┌─ Entries supplied

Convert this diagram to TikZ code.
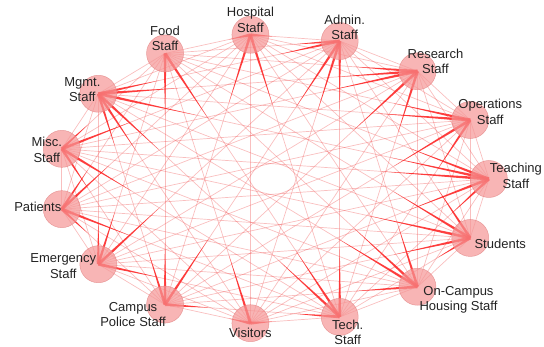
\documentclass[tikz,border=0pt]{standalone}
\usepackage{fontspec}
\setmainfont{Liberation Sans}
\usetikzlibrary{calc,backgrounds}
\definecolor{nodefill}{RGB}{245,150,150}
\definecolor{nodeline}{RGB}{225,130,130}
\definecolor{edgepink}{RGB}{240,95,95}
\definecolor{edgered}{RGB}{255,25,25}
\definecolor{labeltext}{RGB}{35,35,35}

\begin{document}
\begin{tikzpicture}[x=1pt,y=1pt]
  \tikzstyle{vert}=[circle, minimum size=37pt, inner sep=0pt, fill=nodefill, fill opacity=0.7, draw=nodeline, draw opacity=0.7, line width=0.5pt]
  \tikzstyle{lbl}=[align=center, text=labeltext, font=\fontsize{13}{15.5}\selectfont, inner sep=0pt]
  \tikzstyle{lightedge}=[draw=edgepink, draw opacity=0.4, line width=0.7pt]
  \tikzstyle{heavyedge}=[fill=edgered, fill opacity=0.8]
  \useasboundingbox (-273,-168) rectangle (271,179);
  % staff groups on an ellipse
  \node[vert] (teach)   at (0:215.9pt and 145pt)   {};
  \node[vert] (ops)     at (24:215.9pt and 145pt)  {};
  \node[vert] (res)     at (48:215.9pt and 145pt)  {};
  \node[vert] (admin)   at (72:215.9pt and 145pt)  {};
  \node[vert] (hosp)    at (96:215.9pt and 145pt)  {};
  \node[vert] (food)    at (120:215.9pt and 145pt) {};
  \node[vert] (mgmt)    at (144:215.9pt and 145pt) {};
  \node[vert] (misc)    at (168:215.9pt and 145pt) {};
  \node[vert] (pat)     at (192:215.9pt and 145pt) {};
  \node[vert] (emerg)   at (216:215.9pt and 145pt) {};
  \node[vert] (police)  at (240:215.9pt and 145pt) {};
  \node[vert] (visit)   at (264:215.9pt and 145pt) {};
  \node[vert] (tech)    at (288:215.9pt and 145pt) {};
  \node[vert] (housing) at (312:215.9pt and 145pt) {};
  \node[vert] (stud)    at (336:215.9pt and 145pt) {};
  % labels
  \node[lbl] (teachlbl)   at ([shift={(27,3)}]teach.center)    {Teaching\\Staff};
  \node[lbl] (opslbl)     at ([shift={(20,8)}]ops.center)      {Operations\\Staff};
  \node[lbl] (reslbl)     at ([shift={(18,10)}]res.center)     {Research\\Staff};
  \node[lbl] (adminlbl)   at ([shift={(5,13.5)}]admin.center)  {Admin.\\Staff};
  \node[lbl] (hosplbl)    at ([shift={(0,15)}]hosp.center)     {Hospital\\Staff};
  \node[lbl] (foodlbl)    at ([shift={(0,15)}]food.center)     {Food\\Staff};
  \node[lbl] (mgmtlbl)    at ([shift={(-16,4)}]mgmt.center)    {Mgmt.\\Staff};
  \node[lbl] (misclbl)    at ([shift={(-15,-1)}]misc.center)   {Misc.\\Staff};
  \node[lbl] (patlbl)     at ([shift={(-24,2)}]pat.center)     {Patients};
  \node[lbl] (emerglbl)   at ([shift={(-35,-2)}]emerg.center)  {Emergency\\Staff};
  \node[lbl] (policelbl)  at ([shift={(-32,-10)}]police.center) {Campus\\Police Staff};
  \node[lbl] (visitlbl)   at ([shift={(0,-10)}]visit.center)   {Visitors};
  \node[lbl] (techlbl)    at ([shift={(8,-15.5)}]tech.center)  {Tech.\\Staff};
  \node[lbl] (housinglbl) at ([shift={(41,-13)}]housing.center) {On-Campus\\Housing Staff};
  \node[lbl] (studlbl)    at ([shift={(30,-6)}]stud.center)    {Students};
  \begin{scope}[on background layer]
    % every pair
    \foreach \a [count=\i] in {teach,ops,res,admin,hosp,food,mgmt,misc,pat,emerg,police,visit,tech,housing,stud}{
      \foreach \b [count=\j] in {teach,ops,res,admin,hosp,food,mgmt,misc,pat,emerg,police,visit,tech,housing,stud}{
        \ifnum\j>\i \draw[lightedge] (\a.center) -- (\b.center); \fi
      }
    }
    % heavy contacts, tapered from the node
    \foreach \s/\t in {mgmt/admin, mgmt/res, mgmt/teach, mgmt/police, mgmt/tech, mgmt/visit,
        food/police, food/tech,
        hosp/food, hosp/admin, hosp/police, hosp/tech,
        admin/food, admin/mgmt, admin/police, admin/tech, admin/visit,
        res/food, res/mgmt, res/misc, res/police, res/tech,
        ops/food, ops/mgmt, ops/police, ops/tech,
        teach/misc, teach/mgmt, teach/police, teach/tech, teach/food,
        stud/misc, stud/food, stud/police, stud/tech, stud/admin,
        housing/police, housing/mgmt, housing/food, housing/admin,
        tech/mgmt, tech/food, tech/admin, tech/police,
        visit/police, visit/tech, visit/food,
        police/food, police/mgmt, police/admin, police/tech,
        emerg/mgmt, emerg/food, emerg/admin, emerg/tech,
        pat/food, pat/hosp, pat/tech, pat/police,
        misc/food, misc/admin, misc/police, misc/tech}
      \fill[heavyedge] ($(\s.center)!1.5pt!90:(\t.center)$) -- ($(\s.center)!0.25!(\t.center)$)
        -- ($(\s.center)!1.5pt!-90:(\t.center)$) -- cycle;
  \end{scope}
\end{tikzpicture}
\end{document}
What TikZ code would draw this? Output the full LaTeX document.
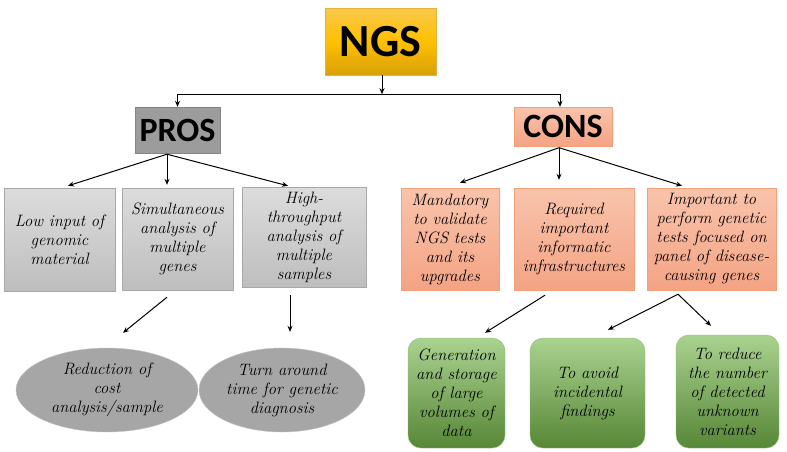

└─

### The task
Repeat the data exactly in full, omitting its pictures.

### Result
Convert this diagram to TikZ code.
\documentclass[tikz,border=0pt]{standalone}
\usepackage{fontspec}
\setmainfont{Liberation Sans}
\usetikzlibrary{calc,backgrounds}
\definecolor{nodefill}{RGB}{245,150,150}
\definecolor{nodeline}{RGB}{225,130,130}
\definecolor{edgepink}{RGB}{240,95,95}
\definecolor{edgered}{RGB}{255,25,25}
\definecolor{labeltext}{RGB}{35,35,35}

\begin{document}
\begin{tikzpicture}[x=1pt,y=1pt]
  \tikzstyle{vert}=[circle, minimum size=37pt, inner sep=0pt, fill=nodefill, fill opacity=0.7, draw=nodeline, draw opacity=0.7, line width=0.5pt]
  \tikzstyle{lbl}=[align=center, text=labeltext, font=\fontsize{13}{15.5}\selectfont, inner sep=0pt]
  \tikzstyle{lightedge}=[draw=edgepink, draw opacity=0.4, line width=0.7pt]
  \tikzstyle{heavyedge}=[fill=edgered, fill opacity=0.8]
  \useasboundingbox (-273,-168) rectangle (271,179);
  % staff groups on an ellipse
  \node[vert] (teach)   at (0:215.9pt and 145pt)   {};
  \node[vert] (ops)     at (24:215.9pt and 145pt)  {};
  \node[vert] (res)     at (48:215.9pt and 145pt)  {};
  \node[vert] (admin)   at (72:215.9pt and 145pt)  {};
  \node[vert] (hosp)    at (96:215.9pt and 145pt)  {};
  \node[vert] (food)    at (120:215.9pt and 145pt) {};
  \node[vert] (mgmt)    at (144:215.9pt and 145pt) {};
  \node[vert] (misc)    at (168:215.9pt and 145pt) {};
  \node[vert] (pat)     at (192:215.9pt and 145pt) {};
  \node[vert] (emerg)   at (216:215.9pt and 145pt) {};
  \node[vert] (police)  at (240:215.9pt and 145pt) {};
  \node[vert] (visit)   at (264:215.9pt and 145pt) {};
  \node[vert] (tech)    at (288:215.9pt and 145pt) {};
  \node[vert] (housing) at (312:215.9pt and 145pt) {};
  \node[vert] (stud)    at (336:215.9pt and 145pt) {};
  % labels
  \node[lbl] (teachlbl)   at ([shift={(27,3)}]teach.center)    {Teaching\\Staff};
  \node[lbl] (opslbl)     at ([shift={(20,8)}]ops.center)      {Operations\\Staff};
  \node[lbl] (reslbl)     at ([shift={(18,10)}]res.center)     {Research\\Staff};
  \node[lbl] (adminlbl)   at ([shift={(5,13.5)}]admin.center)  {Admin.\\Staff};
  \node[lbl] (hosplbl)    at ([shift={(0,15)}]hosp.center)     {Hospital\\Staff};
  \node[lbl] (foodlbl)    at ([shift={(0,15)}]food.center)     {Food\\Staff};
  \node[lbl] (mgmtlbl)    at ([shift={(-16,4)}]mgmt.center)    {Mgmt.\\Staff};
  \node[lbl] (misclbl)    at ([shift={(-15,-1)}]misc.center)   {Misc.\\Staff};
  \node[lbl] (patlbl)     at ([shift={(-24,2)}]pat.center)     {Patients};
  \node[lbl] (emerglbl)   at ([shift={(-35,-2)}]emerg.center)  {Emergency\\Staff};
  \node[lbl] (policelbl)  at ([shift={(-32,-10)}]police.center) {Campus\\Police Staff};
  \node[lbl] (visitlbl)   at ([shift={(0,-10)}]visit.center)   {Visitors};
  \node[lbl] (techlbl)    at ([shift={(8,-15.5)}]tech.center)  {Tech.\\Staff};
  \node[lbl] (housinglbl) at ([shift={(41,-13)}]housing.center) {On-Campus\\Housing Staff};
  \node[lbl] (studlbl)    at ([shift={(30,-6)}]stud.center)    {Students};
  \begin{scope}[on background layer]
    % every pair
    \foreach \a [count=\i] in {teach,ops,res,admin,hosp,food,mgmt,misc,pat,emerg,police,visit,tech,housing,stud}{
      \foreach \b [count=\j] in {teach,ops,res,admin,hosp,food,mgmt,misc,pat,emerg,police,visit,tech,housing,stud}{
        \ifnum\j>\i \draw[lightedge] (\a.center) -- (\b.center); \fi
      }
    }
    % heavy contacts, tapered from the node
    \foreach \s/\t in {mgmt/admin, mgmt/res, mgmt/teach, mgmt/police, mgmt/tech, mgmt/visit,
        food/police, food/tech,
        hosp/food, hosp/admin, hosp/police, hosp/tech,
        admin/food, admin/mgmt, admin/police, admin/tech, admin/visit,
        res/food, res/mgmt, res/misc, res/police, res/tech,
        ops/food, ops/mgmt, ops/police, ops/tech,
        teach/misc, teach/mgmt, teach/police, teach/tech, teach/food,
        stud/misc, stud/food, stud/police, stud/tech, stud/admin,
        housing/police, housing/mgmt, housing/food, housing/admin,
        tech/mgmt, tech/food, tech/admin, tech/police,
        visit/police, visit/tech, visit/food,
        police/food, police/mgmt, police/admin, police/tech,
        emerg/mgmt, emerg/food, emerg/admin, emerg/tech,
        pat/food, pat/hosp, pat/tech, pat/police,
        misc/food, misc/admin, misc/police, misc/tech}
      \fill[heavyedge] ($(\s.center)!1.5pt!90:(\t.center)$) -- ($(\s.center)!0.25!(\t.center)$)
        -- ($(\s.center)!1.5pt!-90:(\t.center)$) -- cycle;
  \end{scope}
\end{tikzpicture}
\end{document}
What TikZ code would draw this? Output the full LaTeX document.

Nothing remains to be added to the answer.